I Gallows li avevo visti come spalle dei Rage Against the Machine e mi avevano fatto letteralmente cagare. Era troppo presto, il primo disco era effettivamente una fetecchia, troppo grezzo, troppo omogeneamente punk-hardcore. E poi uno stadio era una platea troppo grande, e troppo esigente, visto che era pieno di fans dei RATM, che sono di fatto un gruppo culto, nonostante la loro breve esistenza e la loro età relativamente giovane.
Poi, una sera, mentre guardavo su internet la lista degli ultimi lavori del mio produttore preferito, ovvero Andy Wallace (leggere il suo curriculum per capire la grandezza di questo signore), mi salta all'occhio che di recente ha messo le mani nell'ultimo disco del quintetto inglese.
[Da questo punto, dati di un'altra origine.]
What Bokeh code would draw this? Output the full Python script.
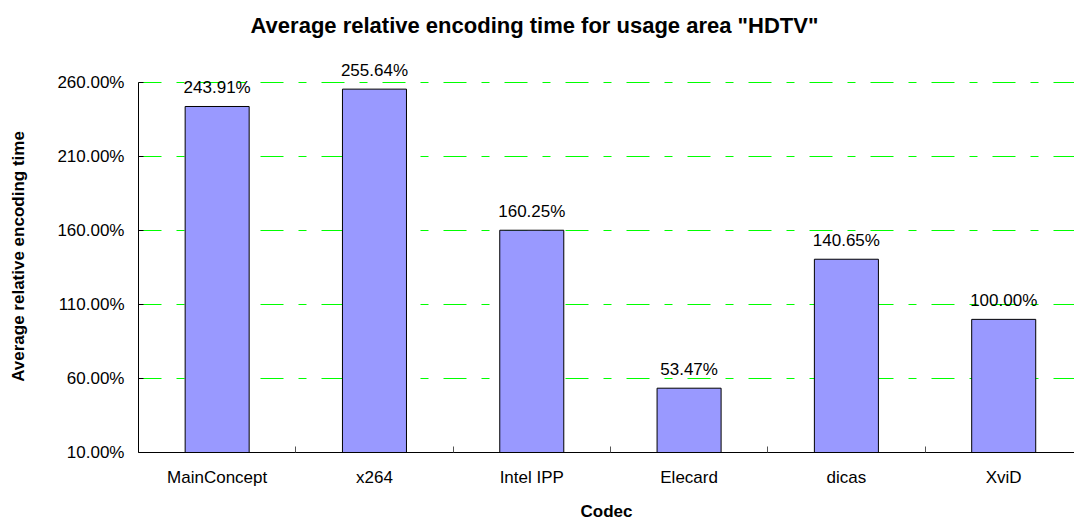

Me lo procuro immediatamente. Al primo ascolto mi piace già: ci sono due o tre pezzi belli, e la produzione giova, sia in termini di suoni (tutti piuttosto grezzi, con chitarre croccanti e batteria bella ruvida), sia in termini di arrangiamenti. Il CD resiste sullo stereo della mia macchina per quasi 10 giorni (ed in tempi recenti è una cosa rara), e si lascia ascoltare volentieri. I pezzi sono quasi tutti belli tirati, ma c'è spazio anche per momenti più introspettivi, e parentesi che vanno oltre gli stilemi punk-hardcore, infilandosi in territori meno oltranzisti e genuinamente rock.
Non è un capolavoro ma è un buon disco, come se ascoltano raramente, in questo scorcio di inizio millennio.